Questa parashà prende il nome da Balàk, re dei moabiti che, spaventato dalla presenza degli israeliti ai suoi confini dopo che avevano conquistato i territori adiacenti dei re Emorei, Og e Sichòn, decise di ingaggiare il mago-profeta Bil’am per mettere su di loro una maledizione e poi cacciarli combattendo. Per prima cosa Balàk si alleò con il vicino popolo di Midiàn al quale i dignitari moabiti dissero: “Ora questa moltitudine divorerà tutti i nostri dintorni come i bovini divorano l’erba dei campi” (Bemidbàr, 22:4).
R. Naftali Tzvi Yehuda Berlin, detto Natziv (Belarus, 1816-1893, Varsavia) nel suo commento Ha’amèk Davàr a questo versetto, osserva che i moabiti non volevano dire cosa veramente pensavano e cioè che erano invidiosi degli israeliti. Pertanto dissero che temevano che gli israeliti venissero a impossessarsi di quello che apparteneva a loro. Tutto questo era una invenzione perché gli israeliti si erano comportati con loro con la massima correttezza e onestà, acquistando a prezzo pieno dai moabiti cibo e acqua, come scritto in modo esplicito in Devarìm (2:29). R. Berlin osserva che questo è un primo esempio di come si comportano gli antisemiti: inventano una narrativa per non confessare di invidiare Israele per il loro successo.
Balàk tramite dei messaggeri offrì a Bil’am tutto l’oro del mondo se fosse riuscito a maledire il popolo d’Israele. Bil’am ebbe una visione profetica nella quale Iddio gli apparve dicendogli: “Non andare con loro, non maledire quel popolo perché è benedetto” (Bemidbàr, 22:12).
Rashì (Troyes, 1040-1105) citando il Midràsh Tanchumà, scrive: “Non andare con loro”. Bil’am disse a Dio: se così li maledirò da qui. Dio gli rispose: non maledirai il popolo. Bil’am disse: se è così li benedirò. Dio gli rispose: non hanno bisogno della tua benedizione “Perché [il popolo d’Israele] è benedetto”.
R. David Meldola (Livorno, 1714-1818?, Amsterdam) nel suo commento Darkè David alla Torà, fa notare che la proposta di Bil’am di benedire il popolo d’Israele non appare nella Torà. R. Meldola vuole spiegare per quale motivo i Maestri del Midràsh affermano che Bil’am aveva proposto di benedire il popolo d’Israele se gli era proibito maledirlo. Cosa poteva importare all’Eterno se Bil’am voleva benedire il popolo d’Israele? Non è forse una cosa positiva quando perfino i nemici ti benedicono?

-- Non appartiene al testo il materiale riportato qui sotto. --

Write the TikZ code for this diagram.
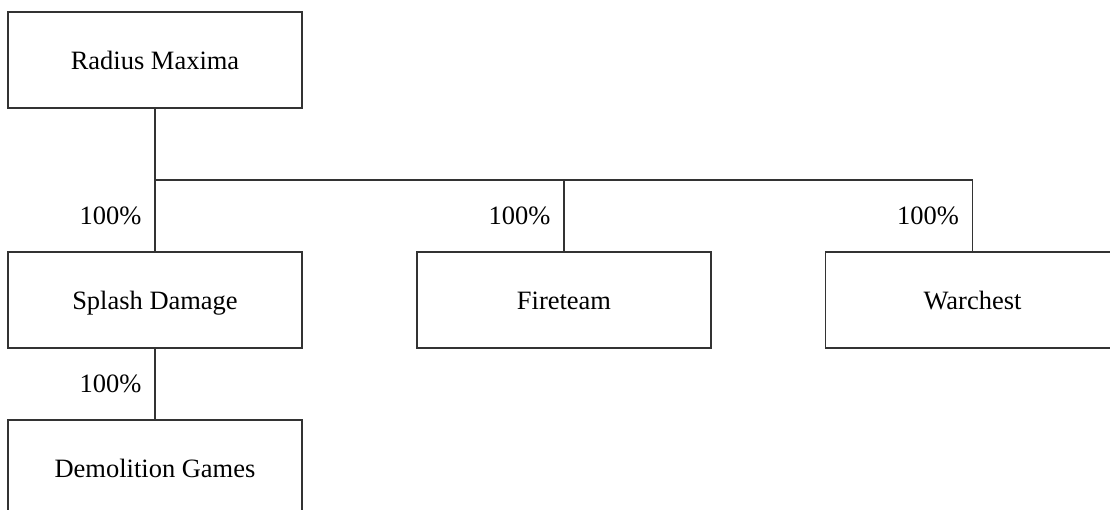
\documentclass[tikz,border=0pt]{standalone}
\usepackage{fontspec}
\setmainfont{Liberation Serif}
\begin{document}
\begin{tikzpicture}[x=0.015cm, y=-0.015cm,
		company/.style={draw=black!80, line width=0.6pt, rectangle, minimum width=4.41cm, minimum height=1.44cm, text height=0.95em, text depth=0.1em, font=\fontsize{11.3}{13}\selectfont},
		link/.style={draw=black!80, line width=0.6pt},
		pct/.style={left=5.5pt, inner sep=0pt, font=\fontsize{11.3}{13}\selectfont}]
				\clip (0,0) rectangle (1110,509);

				% Parent
				\node[company] (radius) at (155,60) {Radius Maxima};

				% Subsidiaries
				\node[company] (splash) at (155,300) {Splash Damage};
				\node[company] (fireteam) at (564,300) {Fireteam};
				\node[company] (warchest) at (972.5,300) {Warchest};
				\node[company] (demolition) at (155,468) {Demolition Games};

				% Bus line
				\coordinate (busA) at (155,180);
				\coordinate (busB) at (564,180);
				\coordinate (busC) at (972.5,180);
				\draw[link] (radius.south) -- (busA) -- (busC);

				% Ownership links
				\draw[link] (busA) -- node[pct] {100\%} (splash.north);
				\draw[link] (busB) -- node[pct] {100\%} (fireteam.north);
				\draw[link] (busC) -- node[pct] {100\%} (warchest.north);
				\draw[link] (splash.south) -- node[pct] {100\%} (demolition.north);
\end{tikzpicture}
\end{document}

Al fine di rispondere a questa sua domanda r. Meldola spiega che i falsi profeti e gli astrologi, sono dei ciarlatani e per darsi importanza fanno delle grandi messe in scena con atti e parole incomprensibili al popolo che crede che si tratti di cose miracolose. Nei loro oracoli le risposte potevano essere interpretate in due modi contrari. Come per esempio: “ibis redibis non morieris in bello”(«andrai, ritornerai, non morirai in guerra», oppure «andrai, non ritornerai, morirai in guerra»). Così non potevano mai essere colti in fallo. Tutto questo è il contrario dei veri profeti che quando parlano si esprimono in termini molto chiari.
R. Meldola afferma che i Maestri del Midràsh affermano che l’Eterno non voleva che Bil’am benedisse il popolo d’Israele di sua iniziativa, affinché Bil’am non facesse credere alla gente che tutto il bene che sarebbe venuto a Israele era merito suo. Quando Bil’am diede le sue famose benedizioni a Israele alla presenza di Balàk, lo fece perché l’Eterno mise quelle parole nella sua bocca. R. ‘Ovadià Sforno (Cesena, 1475-1550, Bologna) commenta che Bil’am sapeva maledire ma non era in grado di dare benedizioni. Quando Balàk disse a Bil’am “Chi benedici è benedetto” (ibid., 22:6) lo fece solo per adularlo.